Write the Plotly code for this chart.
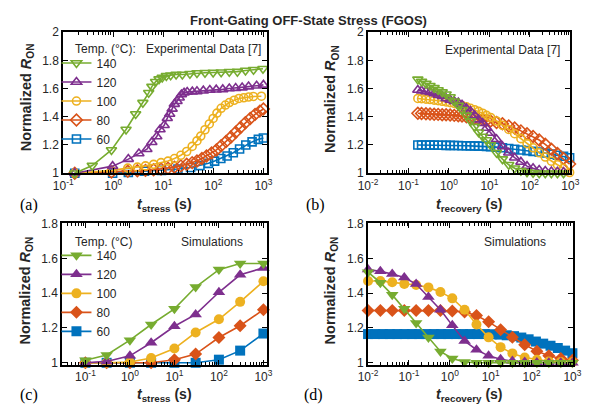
import plotly.graph_objects as go

W, H = 589, 416

# ---------------- series styling ----------------
temps = ["140", "120", "100", "80", "60"]
colors = {"140": "#77AC30", "120": "#7E2F8E", "100": "#EDB120", "80": "#D95319", "60": "#0072BD"}
symbols = {"140": "triangle-down", "120": "triangle-up", "100": "circle", "80": "diamond", "60": "square"}

# ---------------- (a) experimental, stress ----------------
a140_t = [0.17, 0.38, 0.92, 1.8, 2.8, 3.9, 5.1, 5.9, 7.0, 8.2, 9.5, 11.5, 14, 18, 24, 34, 47, 68, 99, 143, 208, 302, 438, 634, 980]
a140_v = [1.00, 1.054, 1.165, 1.31, 1.42, 1.50, 1.57, 1.614, 1.648, 1.667, 1.678, 1.69, 1.694, 1.70, 1.70, 1.705, 1.71, 1.712, 1.714, 1.716, 1.719, 1.72, 1.728, 1.733, 1.74]

a120_t = [0.17, 0.97, 2.0, 3.25, 4.7, 5.9, 7.4, 8.6, 10.4, 12, 13.4, 15, 16.6, 18.8, 20.8, 23, 26, 30, 38, 47, 63, 85, 114, 154, 208, 279, 376, 505, 732, 1000]
a120_v = [1.00, 1.05, 1.10, 1.14, 1.17, 1.22, 1.26, 1.31, 1.34, 1.39, 1.42, 1.456, 1.49, 1.51, 1.535, 1.558, 1.57, 1.576, 1.578, 1.58, 1.585, 1.59, 1.592, 1.594, 1.60, 1.603, 1.607, 1.614, 1.62, 1.626]

a100_t = [0.17, 0.92, 1.95, 3.03, 4.4, 6.4, 9.0, 12.4, 16.7, 22.4, 29.3, 37.7, 47, 56, 68, 83, 99, 118, 143, 174, 208, 260, 324, 405, 506, 632, 912]
a100_v = [1.00, 1.02, 1.036, 1.043, 1.052, 1.063, 1.075, 1.086, 1.104, 1.127, 1.154, 1.19, 1.229, 1.263, 1.308, 1.349, 1.388, 1.426, 1.46, 1.483, 1.501, 1.517, 1.53, 1.535, 1.54, 1.544, 1.546]

a80_t = [0.17, 0.92, 1.95, 3.03, 4.4, 6.4, 9.0, 12.4, 16.7, 22.4, 29.3, 37.7, 47, 59, 73, 92, 115, 143, 179, 224, 279, 349, 436, 545, 681, 850, 1000]
a80_v = [1.00, 1.009, 1.014, 1.018, 1.02, 1.025, 1.03, 1.036, 1.043, 1.052, 1.063, 1.075, 1.086, 1.104, 1.122, 1.143, 1.165, 1.195, 1.224, 1.256, 1.29, 1.324, 1.358, 1.388, 1.417, 1.44, 1.455]

a60_t = [0.17, 0.97, 2.0, 4.2, 9.2, 19.6, 35, 54, 80, 106, 141, 188, 250, 334, 445, 594, 792, 1000]
a60_v = [1.00, 1.00, 1.005, 1.014, 1.02, 1.03, 1.041, 1.054, 1.07, 1.086, 1.104, 1.122, 1.145, 1.172, 1.20, 1.222, 1.24, 1.25]

# ---------------- (b) experimental, recovery ----------------
b_t = [0.17, 0.21, 0.27, 0.34, 0.43, 0.54, 0.68, 0.85, 1.07, 1.35, 1.7, 2.1, 2.7, 3.4, 4.3, 5.4,
       6.8, 8.5, 10.7, 15, 21, 30, 42, 60, 85, 120, 170, 240, 340, 480, 680, 960]
b140_v = [1.665, 1.65, 1.635, 1.62, 1.605, 1.59, 1.575, 1.56, 1.54, 1.51, 1.48, 1.45, 1.41, 1.37, 1.33, 1.29,
          1.26, 1.235, 1.20, 1.145, 1.10, 1.06, 1.035, 1.018, 1.008, 1.003, 1.0, 1.0, 1.0, 1.0, 1.0]
b120_v = [1.59, 1.585, 1.58, 1.575, 1.565, 1.555, 1.545, 1.53, 1.52, 1.51, 1.50, 1.485, 1.46, 1.44, 1.41, 1.38,
          1.355, 1.32, 1.285, 1.24, 1.19, 1.145, 1.11, 1.08, 1.05, 1.035, 1.022, 1.015, 1.012, 1.01, 1.008]
b100_v = [1.53, 1.528, 1.525, 1.522, 1.518, 1.514, 1.51, 1.505, 1.50, 1.495, 1.487, 1.48, 1.47, 1.46, 1.45, 1.438,
          1.425, 1.41, 1.395, 1.37, 1.34, 1.31, 1.28, 1.245, 1.21, 1.18, 1.145, 1.115, 1.085, 1.06, 1.035, 1.005]
b80_v = [1.425, 1.423, 1.421, 1.42, 1.418, 1.417, 1.415, 1.414, 1.412, 1.41, 1.408, 1.405, 1.40, 1.395, 1.39, 1.385,
         1.38, 1.375, 1.37, 1.36, 1.35, 1.335, 1.32, 1.30, 1.28, 1.26, 1.235, 1.205, 1.17, 1.14, 1.105, 1.065]
b60_v = [1.20, 1.20, 1.20, 1.199, 1.199, 1.198, 1.198, 1.197, 1.197, 1.196, 1.196, 1.195, 1.195, 1.194, 1.193, 1.192,
         1.191, 1.19, 1.188, 1.185, 1.18, 1.175, 1.17, 1.165, 1.16, 1.155, 1.15, 1.143, 1.135, 1.127, 1.12, 1.11]

# ---------------- (c) simulations, stress ----------------
c_t = [0.1, 0.3, 1, 3, 10, 30, 100, 300, 1000]
c140_v = [1.015, 1.045, 1.13, 1.22, 1.31, 1.435, 1.535, 1.57, 1.57]
c120_v = [1.0, 1.008, 1.04, 1.115, 1.21, 1.278, 1.405, 1.505, 1.545]
c100_v = [1.0, 1.0, 1.005, 1.028, 1.082, 1.174, 1.25, 1.35, 1.468]
c80_v = [1.0, 1.0, 1.0, 1.0, 1.018, 1.05, 1.145, 1.213, 1.305]
c60_v = [1.0, 1.0, 1.0, 1.0, 1.0, 1.0, 1.018, 1.07, 1.168]

# ---------------- (d) simulations, recovery ----------------
d_t = [0.01, 0.02, 0.039, 0.077, 0.15, 0.3, 0.59, 1.15, 2.3, 4.5, 8.9, 17.5, 34, 68, 135, 265, 520, 1000]
d140_v = [1.52, 1.46, 1.39, 1.31, 1.228, 1.145, 1.065, 1.025, 1.005, 1.0, 1.0, 1.0, 1.0, 1.0, 1.0, 1.0, 1.0, 1.0]
d120_v = [1.535, 1.525, 1.51, 1.49, 1.452, 1.378, 1.305, 1.215, 1.125, 1.075, 1.04, 1.02, 1.01, 1.005, 1.002, 1.0, 1.0, 1.0]
d100_v = [1.47, 1.47, 1.462, 1.453, 1.447, 1.433, 1.407, 1.37, 1.305, 1.22, 1.146, 1.09, 1.054, 1.03, 1.017, 1.008, 1.005, 1.003]
d80_v = [1.30, 1.30, 1.30, 1.30, 1.30, 1.30, 1.30, 1.298, 1.292, 1.272, 1.235, 1.19, 1.146, 1.104, 1.067, 1.04, 1.025, 1.015]
d60_t = [0.01, 0.015, 0.023, 0.034, 0.052, 0.078, 0.118, 0.178, 0.268, 0.405, 0.611, 0.921, 1.39, 2.1, 3.16,
         4.77, 7.2, 10.9, 16.4, 24.7, 37.3, 56.2, 84.8, 128, 193, 291, 439, 663, 1000]
d60_v = [1.165, 1.165, 1.165, 1.165, 1.165, 1.165, 1.165, 1.165, 1.165, 1.165, 1.165, 1.165, 1.165, 1.165, 1.165,
         1.165, 1.165, 1.164, 1.162, 1.158, 1.153, 1.145, 1.135, 1.122, 1.11, 1.098, 1.085, 1.07, 1.055]

panels = {
    "a": {"140": (a140_t, a140_v), "120": (a120_t, a120_v), "100": (a100_t, a100_v),
          "80": (a80_t, a80_v), "60": (a60_t, a60_v)},
    "b": {"140": (b_t[:len(b140_v)], b140_v), "120": (b_t[:len(b120_v)], b120_v), "100": (b_t, b100_v),
          "80": (b_t, b80_v), "60": (b_t, b60_v)},
    "c": {"140": (c_t, c140_v), "120": (c_t, c120_v), "100": (c_t, c100_v), "80": (c_t, c80_v), "60": (c_t, c60_v)},
    "d": {"140": (d_t, d140_v), "120": (d_t, d120_v), "100": (d_t, d100_v), "80": (d_t, d80_v), "60": (d60_t, d60_v)},
}
axes_of = {"a": ("x", "y"), "b": ("x2", "y2"), "c": ("x3", "y3"), "d": ("x4", "y4")}
legend_of = {"a": "legend", "c": "legend2"}

FONT = "Liberation Sans, Arial, sans-serif"
TXT = "#262626"

fig = go.Figure()

for key, series in panels.items():
    hollow = key in ("a", "b")
    xa, ya = axes_of[key]
    # draw cooler temperatures first so the 140 °C curve sits on top
    for temp in reversed(temps):
        t, v = series[temp]
        sym = symbols[temp] + ("-open" if hollow else "")
        if hollow:
            msize = 8 if temp in ("100", "60") else 9
            marker = dict(symbol=sym, size=msize, color=colors[temp], line=dict(width=1.6, color=colors[temp]))
        else:
            msize = 10 if temp in ("100", "60", "80") else 11
            marker = dict(symbol=sym, size=msize, color=colors[temp], line=dict(width=0))
        fig.add_trace(go.Scatter(
            x=t, y=v, mode="lines+markers", name=temp,
            line=dict(color=colors[temp], width=1.6),
            marker=marker, cliponaxis=False,
            xaxis=xa, yaxis=ya,
            showlegend=key in legend_of, legend=legend_of.get(key, "legend"),
        ))


def px_x(p):
    return p / W


def px_y(p):
    return 1 - p / H


def log_axis(x0, x1, rng, decades, anchor):
    minors = [m * 10 ** d for d in range(decades[0] - 1, decades[-1] + 1) for m in range(2, 10)]
    return dict(
        type="log", domain=[px_x(x0), px_x(x1)], range=rng, anchor=anchor,
        tickmode="array", tickvals=[10 ** d for d in decades],
        ticktext=[f"10<sup>{d}</sup>" for d in decades],
        ticks="inside", ticklen=5, tickwidth=1.2, tickcolor="black",
        minor=dict(tickmode="array", tickvals=minors, ticks="inside", ticklen=3,
                   tickwidth=1, tickcolor="black", showgrid=False),
        showline=True, linecolor="black", linewidth=2, mirror="ticks",
        showgrid=False, zeroline=False,
        tickfont=dict(family=FONT, size=12, color=TXT),
    )


def lin_axis(y0, y1, rng, vals, anchor):
    return dict(
        domain=[px_y(y1), px_y(y0)], range=rng, anchor=anchor,
        tickmode="array", tickvals=vals, ticktext=[f"{v:g}" for v in vals],
        ticks="inside", ticklen=5, tickwidth=1.2, tickcolor="black",
        showline=True, linecolor="black", linewidth=2, mirror="ticks",
        showgrid=False, zeroline=False,
        tickfont=dict(family=FONT, size=12, color=TXT),
    )


top_vals = [1, 1.2, 1.4, 1.6, 1.8, 2]
bot_vals = [1, 1.2, 1.4, 1.6, 1.8]

fig.update_layout(
    width=W, height=H, margin=dict(l=0, r=0, t=0, b=0),
    paper_bgcolor="white", plot_bgcolor="white",
    xaxis=log_axis(55, 266, [-1, 3.08], [-1, 0, 1, 2, 3], "y"),
    yaxis=lin_axis(26, 172, [1, 2], top_vals, "x"),
    xaxis2=log_axis(370, 579, [-2, 3.0], [-2, -1, 0, 1, 2, 3], "y2"),
    yaxis2=lin_axis(26, 172, [1, 2], top_vals, "x2"),
    xaxis3=log_axis(54, 266, [-1.52, 3.09], [-1, 0, 1, 2, 3], "y3"),
    yaxis3=lin_axis(224, 370, [0.99, 1.8], bot_vals, "x3"),
    xaxis4=log_axis(370, 582, [-2, 3.02], [-2, -1, 0, 1, 2, 3], "y4"),
    yaxis4=lin_axis(224, 370, [0.99, 1.8], bot_vals, "x4"),
    legend=dict(x=px_x(48), y=px_y(43), xanchor="left", yanchor="top", traceorder="reversed",
                bgcolor="rgba(0,0,0,0)", font=dict(family=FONT, size=12, color=TXT),
                itemwidth=30, tracegroupgap=0),
    legend2=dict(x=px_x(48), y=px_y(242), xanchor="left", yanchor="top", traceorder="reversed",
                 bgcolor="rgba(0,0,0,0)", font=dict(family=FONT, size=12, color=TXT),
                 itemwidth=30, tracegroupgap=0),
    showlegend=True,
)


def note(text, x, y, size=12, family=FONT, angle=0, xanchor="center"):
    fig.add_annotation(text=text, x=px_x(x), y=px_y(y), xref="paper", yref="paper",
                       showarrow=False, xanchor=xanchor, yanchor="middle", textangle=angle,
                       font=dict(family=family, size=size, color=TXT if family == FONT else "black"))


note("<b>Front-Gating OFF-State Stress (FGOS)</b>", 308, 14, size=13)

note("Temp. (°C):", 65, 43, xanchor="left")
note("Experimental Data [7]", 138, 43, xanchor="left")
note("Experimental Data [7]", 447, 44, xanchor="left")
note("Temp. (°C)", 65, 243, xanchor="left")
note("Simulations", 175, 243, xanchor="left")
note("Simulations", 488, 243, xanchor="left")

ylab = "<b>Normalized <i>R</i><sub>ON</sub></b>"
note(ylab, 17, 93, size=14.5, angle=-90)
note(ylab, 332, 95, size=14.5, angle=-90)
note(ylab, 17, 293, size=14.5, angle=-90)
note(ylab, 332, 293, size=14.5, angle=-90)

t_stress = "<b><i>t</i><sub>stress</sub> (s)</b>"
t_recov = "<b><i>t</i><sub>recovery</sub> (s)</b>"
note(t_stress, 160, 205, size=14)
note(t_recov, 475, 205, size=14)
note(t_stress, 160, 402, size=14)
note(t_recov, 475, 402, size=14)

SERIF = "Liberation Serif, Times New Roman, serif"
note("(a)", 20, 205, size=16, family=SERIF)
note("(b)", 316, 205, size=16, family=SERIF)
note("(c)", 20, 402, size=16, family=SERIF)
note("(d)", 314, 402, size=16, family=SERIF)

fig.write_html("out.html")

────────────────────────────────────────

**What you have to do:**
Give again, word for word, every line from the top of the data above to the line holding "1.728, 1.733, 1.74]", inclusive, with the pictures left out.

**Response:**
Write the Plotly code for this chart.
import plotly.graph_objects as go

W, H = 589, 416

# ---------------- series styling ----------------
temps = ["140", "120", "100", "80", "60"]
colors = {"140": "#77AC30", "120": "#7E2F8E", "100": "#EDB120", "80": "#D95319", "60": "#0072BD"}
symbols = {"140": "triangle-down", "120": "triangle-up", "100": "circle", "80": "diamond", "60": "square"}

# ---------------- (a) experimental, stress ----------------
a140_t = [0.17, 0.38, 0.92, 1.8, 2.8, 3.9, 5.1, 5.9, 7.0, 8.2, 9.5, 11.5, 14, 18, 24, 34, 47, 68, 99, 143, 208, 302, 438, 634, 980]
a140_v = [1.00, 1.054, 1.165, 1.31, 1.42, 1.50, 1.57, 1.614, 1.648, 1.667, 1.678, 1.69, 1.694, 1.70, 1.70, 1.705, 1.71, 1.712, 1.714, 1.716, 1.719, 1.72, 1.728, 1.733, 1.74]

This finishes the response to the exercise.